Despite all of these new resources bankers have on tap to support client needs, share of wallet remains at 2.1 out of 7 per household—unchanged over the last few decades. Technology simply can’t build the kind of relationships that result in broader use of a bank’s products and services. The question is, are bankers prepared to do it? The PwC Retail Banking 2020 Report found that 61% of bankers consider a customer-centric model to be very important, but less than 20% are very prepared for it.
To make it even more difficult for bankers, Edelman found that an average of 58% of customers believe their banks don’t have their best interest at heart, and, even worse, 42% believe banks take advantage of them.
Bottom line: Using technology to analyze buying patterns will never replace needs uncovered in conversations with bankers who are highly skilled at solving customers’ financial concerns.
Trend 2: Increased technology use has decreased customers’ loyalty to a specific bank.
As bankers struggle to meet a broader range of lifecycle needs, Accenture found that 27% of consumers are out shopping for better deals, and 31% find that it’s not too much of a hassle to switch. The true differentiator that can counteract the switching is the one thing every banker can control: the customer experience.

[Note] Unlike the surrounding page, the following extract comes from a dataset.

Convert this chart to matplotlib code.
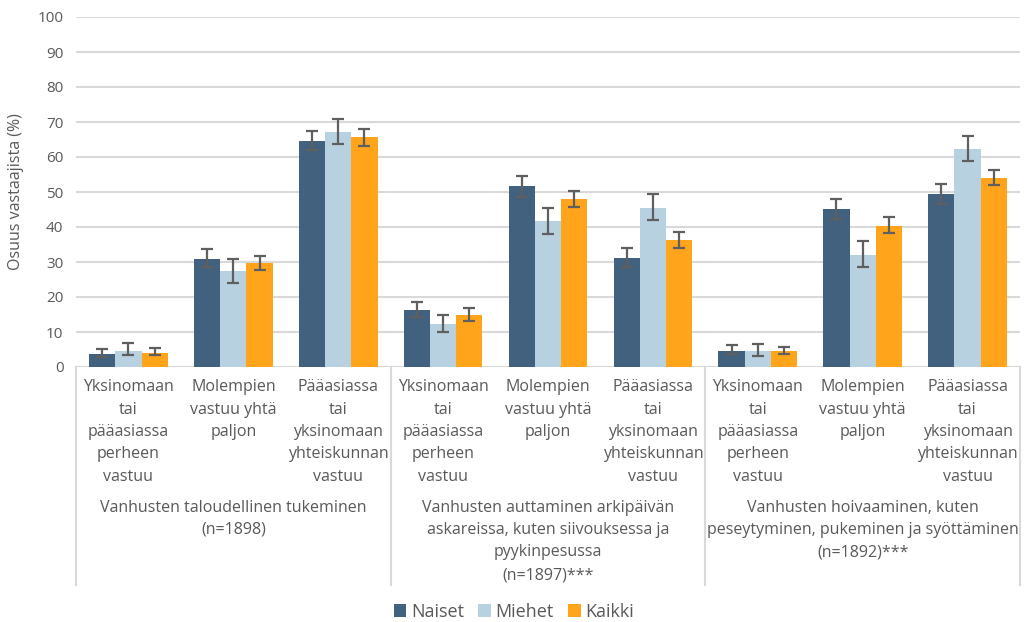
import numpy as np
import matplotlib.pyplot as plt

plt.rcParams['font.family'] = ['Open Sans', 'DejaVu Sans']

categories = ["Yksinomaan\ntai\npääasiassa\nperheen\nvastuu",
              "Molempien\nvastuu yhtä\npaljon",
              "Pääasiassa\ntai\nyksinomaan\nyhteiskunnan\nvastuu"] * 3
groups = ["Vanhusten taloudellinen tukeminen\n(n=1898)",
          "Vanhusten auttaminen arkipäivän\naskareissa, kuten siivouksessa ja\npyykinpesussa\n(n=1897)***",
          "Vanhusten hoivaaminen, kuten\npeseytyminen, pukeminen ja syöttäminen\n(n=1892)***"]
series = ["Naiset", "Miehet", "Kaikki"]

naiset = [3.7, 31.0, 64.6, 16.3, 51.7, 31.2, 4.6, 45.1, 49.3]
naiset_lo = [2.8, 28.5, 62.1, 14.4, 48.6, 28.7, 3.7, 42.3, 46.6]
naiset_hi = [5.1, 33.6, 67.3, 18.6, 54.7, 33.9, 6.3, 48.0, 52.4]

miehet = [4.7, 27.5, 67.1, 12.3, 41.6, 45.3, 4.6, 32.1, 62.4]
miehet_lo = [3.4, 24.1, 63.6, 10.0, 38.0, 41.9, 3.1, 28.7, 59.0]
miehet_hi = [6.9, 30.9, 71.0, 15.0, 45.4, 49.3, 6.6, 36.0, 66.1]

kaikki = [4.0, 29.7, 65.6, 14.8, 48.1, 36.2, 4.6, 40.4, 54.0]
kaikki_lo = [3.4, 27.7, 63.2, 13.2, 45.7, 34.1, 3.8, 38.3, 52.1]
kaikki_hi = [5.4, 31.8, 68.0, 16.9, 50.4, 38.5, 5.8, 42.8, 56.3]

colors = ["#41617f", "#b8d1e1", "#ffa41b"]
txt = "#595959"

fig = plt.figure(figsize=(10.27, 6.22), dpi=100)
ax = fig.add_axes([76 / 1027, 1 - 367 / 622, 944 / 1027, 350 / 622])

x = np.arange(len(categories))
w = 0.25
data = [(naiset, naiset_lo, naiset_hi), (miehet, miehet_lo, miehet_hi), (kaikki, kaikki_lo, kaikki_hi)]
for i, (vals, lo, hi) in enumerate(data):
    vals = np.array(vals)
    err = [vals - np.array(lo), np.array(hi) - vals]
    ax.bar(x + (i - 1) * w, vals, w, color=colors[i], label=series[i], zorder=2)
    ax.errorbar(x + (i - 1) * w, vals, yerr=err, fmt='none', ecolor="#5f5f5f",
                elinewidth=1.6, capsize=4, capthick=1.6, zorder=3)

ax.set_xlim(-0.5, 8.5)
ax.set_ylim(0, 100)
ax.set_yticks(range(0, 101, 10))
ax.tick_params(axis='y', length=0, labelsize=11, labelcolor=txt, pad=9)
ax.set_xticks([])
ax.grid(axis='y', color="#d9d9d9", linewidth=1.5, zorder=0)
ax.set_axisbelow(True)
for s in ax.spines.values():
    s.set_visible(False)
ax.axhline(0, color="#d9d9d9", linewidth=1.5, zorder=1)
ax.set_ylabel("Osuus vastaajista (%)", fontsize=11.5, color=txt, labelpad=10)

# labels under the axis, placed in pixel units
trans = ax.get_xaxis_transform()
px = 1 / 350
for i, lab in enumerate(categories):
    for j, line in enumerate(lab.split("\n")):
        ax.text(i, -(387 - 367 + j * 22.5) * px, line, transform=trans, ha='center', va='center',
                fontsize=11.5, color=txt)
for g, lab in enumerate(groups):
    for j, line in enumerate(lab.split("\n")):
        ax.text(3 * g + 1, -(507.5 - 367 + j * 22.5) * px, line, transform=trans, ha='center',
                va='center', fontsize=11.5, color=txt)
for b in [-0.5, 2.5, 5.5, 8.5]:
    ax.plot([b, b], [0, -(585 - 367) * px], transform=trans, color="#d9d9d9",
            linewidth=1.5, clip_on=False)

fig.legend(loc='center', bbox_to_anchor=(514 / 1027, 1 - 612 / 622), ncol=3, frameon=False,
           fontsize=13, handlelength=0.7, handleheight=0.7, handletextpad=0.25,
           columnspacing=0.8, labelcolor=txt)

fig.savefig("out.png", dpi=100)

In fact, the human factor is what bank customers crave. According to the Accenture study, among the top measures for success from the customer’s perspective are bank trustworthiness, banker skills and higher quality of services with an ease of doing business. Banks and bank leaders clearly aren’t doing enough in these areas: Eighty percent of banking customers with negative experiences say they leave because they don’t trust the bank to solve their problems.
Bottom line: Customer loyalty is decreasing, and the core drivers of customer satisfaction are not being met.
Capitalizing on Missed Opportunities: 2 Strategic Steps Bank Leaders Should Take
Banks are struggling to move clients from basic core products to more complex financial products that could increase bank profitability. Technology is only one piece of the solution. It’s not helping banks build loyalty, strengthen customer relationships and create a brand that their customers trust and believe in. For that, we still need people.
As a bank leader, here are two important strategic steps for driving growth in today’s complex environment:
- Focus on value across the board. Develop your strategy around maximizing the value that your bankers deliver to customers—and recognize what that really entails. Employee satisfaction, loyalty and productivity directly impact the level of value banks deliver. When senior leaders are able to keep both client and employee needs in balance, more value is created, which will ultimately support the bank’s ability to increase shareholder value.
- Commit to a mindset shift. Focusing on value starts with a wholesale mindset shift about what the customer experience means across the bank. Bank leaders must continually communicate the importance of delivering meaningful value from the customers’ perspective. And because it takes collaboration from all areas of the bank to deliver differentiating customer experiences, internal bank partnerships have to evolve as well. People need to be able to share what they’ve uncovered about customer needs and recognize when and how to bring others in to cement the relationship.
Shifting Culture to Drive Growth
In a complex, highly competitive marketplace, bank leaders and managers who make it a priority to create a culture that is built around understanding what the customer needs and values—and the mindset necessary to deliver on it—will have the advantage. The ultimate multiplier for bank growth is when all of the bank’s divisions and departments work with shared purpose in support of their customers’ financial success.